Fernley Mayor Roy Edgington offered a short chronology on the events leading to the crash of the fourth jet in Pennsylvania.
"It was the deadliest incident involving firefighters and law enforcement officers in the United States," Edgington said, noting 343 firefighters and 72 policemen died.
Three days later, he said Congress approved the use of force to fight terrorism. Although he said the military is at an all-time low, Edgington said the United States is at war against terrorism every day, and the armed forces defend this country and the residents' way of life.
Fire Chief Scott Huntley of the North Lyon Fire District thanked first responders and the military and encouraged parents and grandparents to tell the children about 9/11. He quoted a passage from the late Arizona U.S. Sen. John McCain that said true leaders work through their differences. Huntley said it's unique to be an American.

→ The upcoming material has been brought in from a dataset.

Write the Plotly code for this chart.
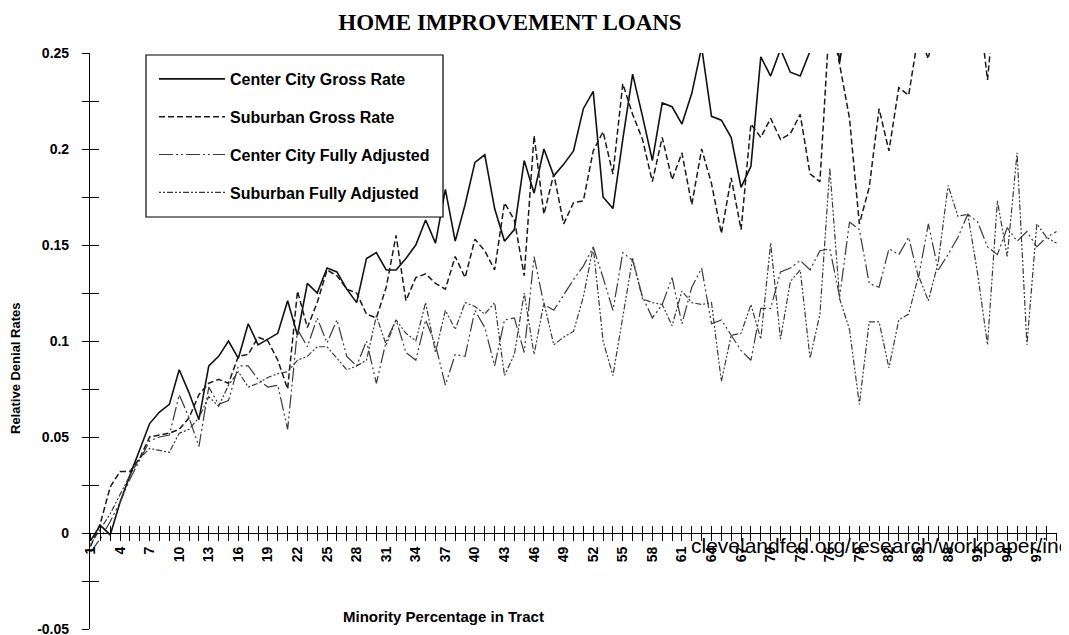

"Every day, we can't forget what others have done for us — the military and their service, and your first responders…," he added.
Huntley concluded his remarks by referring to Matthew 7:12.
"That's the Golden Rule: simple," he said.
Lyon County Sheriff Al McNeil served in the U.S. Marine Corps for 21 years, a span that included the Sept. 11, 2001, attacks. He said people from all walks of life showed heroism and compassion on that day.
"Our nation was altogether as one," he said.
McNeil was very direct when he said the United States and its people will not be intimidated by its enemies.
Prior to the beginning of the 9/11 remembrance, the 17th straight event hosted by the NVC, veterans hoisted two flags, one for Blue Star mothers who have sons or daughters in active military service, and the second for Gold Star mothers who lost a son or daughter in the active armed forces.
In a special passing of the flag, Vayda Haagland, who was born after 9/11, passed the U.S. flag to her mother, Sgt. First Class Mayra Haagland, who then raised the flag to half-staff. Haagland, a member of the Nevada Army National Guard, served in the active army for 14 years and was deployed to Iraq from 2006-2007. The Fernley High School choir performed the national anthem.
At the end of the ceremony, Dave Burns, a teacher at Fernley Intermediate School, read a background on his principal, Rob Jacobson, who received a Patriot award for his support and the school's support of the military and country. Two NVC buglers played "Taps" as a solemn reminder to honor those who died 17 years ago.